I have the touch

Poi parliamo anche della sua utilità pratica, ma non ce la diamo a bere. Da sei anni, da quando è uscito il primo iPod, la prima ragione per averlo è sempre stata fare i bulli con gli amici. E ha funzionato a meraviglia, per un po’. Ci restavano secchi. Poi però è diventato il lettore di mp3 più venduto al mondo, e questo ha significato che ce l’avevano anche tutti gli amici, e le mamme degli amici, e i cugini degli amici, e le zie dei cugini degli amici (che a volte erano le stesse mamme degli amici, incidentalmente). Hai voglia a comprare il modello nuovo: non faceva più notizia. E poi spesso il modello nuovo era più figo e più piccolo, ma ci stava dentro meno musica: il bullismo diventava controproducente.

Avevamo quasi messo la testa a posto e rinunciato alle vanitose soddisfazioni di un tempo, quando Apple ha annunciato iPhone: il telefono con iPod dentro, o viceversa. Una cosa che l’aspettavamo da anni, per liberarci dalle doppie cuffie, dai doppi apparecchi in tasca.

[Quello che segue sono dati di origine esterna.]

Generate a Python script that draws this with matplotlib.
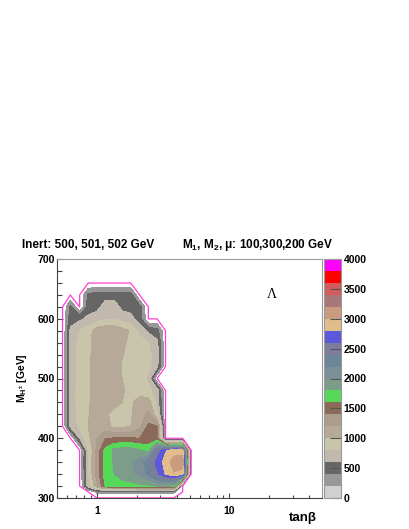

E soprattutto, una cosa da fare i bulli per qualche settimana buona (prima che ce l’avessero tutti, che costa come uno smart phone Nokia o Sony). Ma si dà il caso che i tempi della vendita in Italia, legati a farraginosi accordi con le compagnie telefoniche, siano piuttosto misteriosi. A questo punto si è determinata una graduatoria di bulli. Bulli da primato: hanno comprato iPhone negli Stati Uniti e si sono fatti anche un abbonamento laggiù. Qui lo esibiscono ammirati, ma al momento di mostrarlo in funzione spendono un botto e quindi per telefonare usano il vecchio Samsung che tengono nell’altra tasca della giacca. Bulli maneggioni: hanno imparato il modo (assai ostico e che complica gli aggiornamenti) di taroccare iPhone e fargli usare le SIM italiane. E i poveri bulli di modesto portafoglio e rispettosi del produttore, che disincentiva il taroccamento?

E qui è arrivato il Touch. L’iPhone senza telefono. Con tutti i ninnoli e fiocchetti dell’iPhone, quelli che stupiscono gli amici. Che a quelli più gonzi non c’è neanche bisogno di confessarlo, che non telefona. È un iPod che si connette a internet quando trova una rete senza fili: e quindi ha un browser, e può acquistare musica online. L’idea è che se siete in un bar e sentite una canzone che vi piace e ne intercettate un verso, potete collegare Touch a internet, cercare il verso su Google, scoprire il titolo, aprire iTunes, ascoltarne un pezzetto e comprare la canzone, scaricarla, e risentirla tutto il giorno: e tutta la vita, volendo. E con lo stesso oggetto (lo farete davvero? Chissà. Ma hai visto mai). E poi ha quelle cose che ha un telefono: l’agenda, la rubrica (la macchina fotografica no). E quelle cose che ha un iPod: la possibilità di archiviare e mostrare foto, di vedere film e video. E uno schermo grande, luminoso, e che si comanda passandoci sopra le dita con effetti che gli amici fanno “oh”. Ma non ha un software di posta, né altri programmini che arricchiscono iPhone (si possono installare con degli inghippi da maneggioni, anche qui). È una Porsche col freno tirato. Potete sbloccare il freno, se siete capaci, o fare i bulli portando gli amici a fare un giretto in centro, piano. Oppure potete godervi da soli la musica, le foto, lo schermo, e la chance di collegarvi a internet se beccate una rete wi-fi aperta: magari avete un telefono che non volete cambiare, e quindi vi basta. Alle brutte potete comprare una Porsche: quella funziona sempre.

Oppure potete aspettare iPhone – va’ a sapere per quanto – e nel frattempo rodervi quando un amico vi mostra il Touch.